*The exercise:* All of the data that follows should be retyped exactly, please, except the pictures.

*Data excerpt:*
%%
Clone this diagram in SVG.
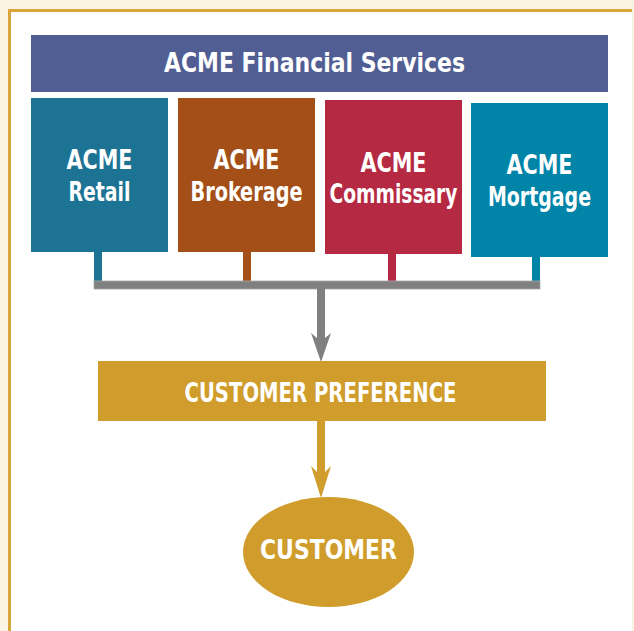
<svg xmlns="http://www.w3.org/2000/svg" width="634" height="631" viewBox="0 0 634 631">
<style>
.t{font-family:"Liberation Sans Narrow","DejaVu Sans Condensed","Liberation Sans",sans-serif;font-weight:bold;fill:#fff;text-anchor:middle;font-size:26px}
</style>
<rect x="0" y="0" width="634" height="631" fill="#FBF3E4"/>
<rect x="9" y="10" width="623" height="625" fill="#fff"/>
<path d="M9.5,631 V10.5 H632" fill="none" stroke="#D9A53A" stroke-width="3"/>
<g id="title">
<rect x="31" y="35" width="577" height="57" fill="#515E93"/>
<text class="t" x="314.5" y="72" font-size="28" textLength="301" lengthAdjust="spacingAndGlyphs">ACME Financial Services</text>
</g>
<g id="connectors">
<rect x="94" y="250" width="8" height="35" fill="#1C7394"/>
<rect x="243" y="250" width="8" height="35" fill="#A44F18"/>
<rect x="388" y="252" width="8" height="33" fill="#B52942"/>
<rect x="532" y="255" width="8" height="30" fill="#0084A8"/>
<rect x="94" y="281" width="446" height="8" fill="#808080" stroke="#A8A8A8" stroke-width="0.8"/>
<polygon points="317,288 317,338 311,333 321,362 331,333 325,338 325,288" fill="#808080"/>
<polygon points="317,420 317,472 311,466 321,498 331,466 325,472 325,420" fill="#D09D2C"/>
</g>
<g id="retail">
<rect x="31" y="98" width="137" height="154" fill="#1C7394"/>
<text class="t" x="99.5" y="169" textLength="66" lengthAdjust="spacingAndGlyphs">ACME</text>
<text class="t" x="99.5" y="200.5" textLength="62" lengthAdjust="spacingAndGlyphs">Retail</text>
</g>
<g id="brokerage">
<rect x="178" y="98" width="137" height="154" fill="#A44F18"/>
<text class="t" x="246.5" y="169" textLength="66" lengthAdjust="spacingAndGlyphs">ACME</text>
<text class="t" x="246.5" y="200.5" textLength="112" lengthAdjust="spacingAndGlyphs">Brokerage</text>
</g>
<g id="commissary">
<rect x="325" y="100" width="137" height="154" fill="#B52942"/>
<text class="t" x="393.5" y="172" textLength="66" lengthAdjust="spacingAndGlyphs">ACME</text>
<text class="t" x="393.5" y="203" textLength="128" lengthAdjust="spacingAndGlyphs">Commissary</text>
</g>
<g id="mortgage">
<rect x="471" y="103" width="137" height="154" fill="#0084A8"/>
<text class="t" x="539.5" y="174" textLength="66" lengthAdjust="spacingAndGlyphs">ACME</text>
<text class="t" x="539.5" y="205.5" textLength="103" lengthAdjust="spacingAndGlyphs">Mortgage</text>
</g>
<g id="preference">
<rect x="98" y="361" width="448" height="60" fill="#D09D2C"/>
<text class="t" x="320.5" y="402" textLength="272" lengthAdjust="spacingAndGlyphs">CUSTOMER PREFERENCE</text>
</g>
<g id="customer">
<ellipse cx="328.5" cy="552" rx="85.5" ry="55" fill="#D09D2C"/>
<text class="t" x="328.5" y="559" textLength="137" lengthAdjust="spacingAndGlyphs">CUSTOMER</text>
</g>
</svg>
%%
*Worked solution:*
Clone this diagram in SVG.
<svg xmlns="http://www.w3.org/2000/svg" width="634" height="631" viewBox="0 0 634 631">
<style>
.t{font-family:"Liberation Sans Narrow","DejaVu Sans Condensed","Liberation Sans",sans-serif;font-weight:bold;fill:#fff;text-anchor:middle;font-size:26px}
</style>
<rect x="0" y="0" width="634" height="631" fill="#FBF3E4"/>
<rect x="9" y="10" width="623" height="625" fill="#fff"/>
<path d="M9.5,631 V10.5 H632" fill="none" stroke="#D9A53A" stroke-width="3"/>
<g id="title">
<rect x="31" y="35" width="577" height="57" fill="#515E93"/>
<text class="t" x="314.5" y="72" font-size="28" textLength="301" lengthAdjust="spacingAndGlyphs">ACME Financial Services</text>
</g>
<g id="connectors">
<rect x="94" y="250" width="8" height="35" fill="#1C7394"/>
<rect x="243" y="250" width="8" height="35" fill="#A44F18"/>
<rect x="388" y="252" width="8" height="33" fill="#B52942"/>
<rect x="532" y="255" width="8" height="30" fill="#0084A8"/>
<rect x="94" y="281" width="446" height="8" fill="#808080" stroke="#A8A8A8" stroke-width="0.8"/>
<polygon points="317,288 317,338 311,333 321,362 331,333 325,338 325,288" fill="#808080"/>
<polygon points="317,420 317,472 311,466 321,498 331,466 325,472 325,420" fill="#D09D2C"/>
</g>
<g id="retail">
<rect x="31" y="98" width="137" height="154" fill="#1C7394"/>
<text class="t" x="99.5" y="169" textLength="66" lengthAdjust="spacingAndGlyphs">ACME</text>
<text class="t" x="99.5" y="200.5" textLength="62" lengthAdjust="spacingAndGlyphs">Retail</text>
</g>
<g id="brokerage">
<rect x="178" y="98" width="137" height="154" fill="#A44F18"/>
<text class="t" x="246.5" y="169" textLength="66" lengthAdjust="spacingAndGlyphs">ACME</text>
<text class="t" x="246.5" y="200.5" textLength="112" lengthAdjust="spacingAndGlyphs">Brokerage</text>
</g>
<g id="commissary">
<rect x="325" y="100" width="137" height="154" fill="#B52942"/>
<text class="t" x="393.5" y="172" textLength="66" lengthAdjust="spacingAndGlyphs">ACME</text>
<text class="t" x="393.5" y="203" textLength="128" lengthAdjust="spacingAndGlyphs">Commissary</text>
</g>
<g id="mortgage">
<rect x="471" y="103" width="137" height="154" fill="#0084A8"/>
<text class="t" x="539.5" y="174" textLength="66" lengthAdjust="spacingAndGlyphs">ACME</text>
<text class="t" x="539.5" y="205.5" textLength="103" lengthAdjust="spacingAndGlyphs">Mortgage</text>
</g>
<g id="preference">
<rect x="98" y="361" width="448" height="60" fill="#D09D2C"/>
<text class="t" x="320.5" y="402" textLength="272" lengthAdjust="spacingAndGlyphs">CUSTOMER PREFERENCE</text>
</g>
<g id="customer">
<ellipse cx="328.5" cy="552" rx="85.5" ry="55" fill="#D09D2C"/>
<text class="t" x="328.5" y="559" textLength="137" lengthAdjust="spacingAndGlyphs">CUSTOMER</text>
</g>
</svg>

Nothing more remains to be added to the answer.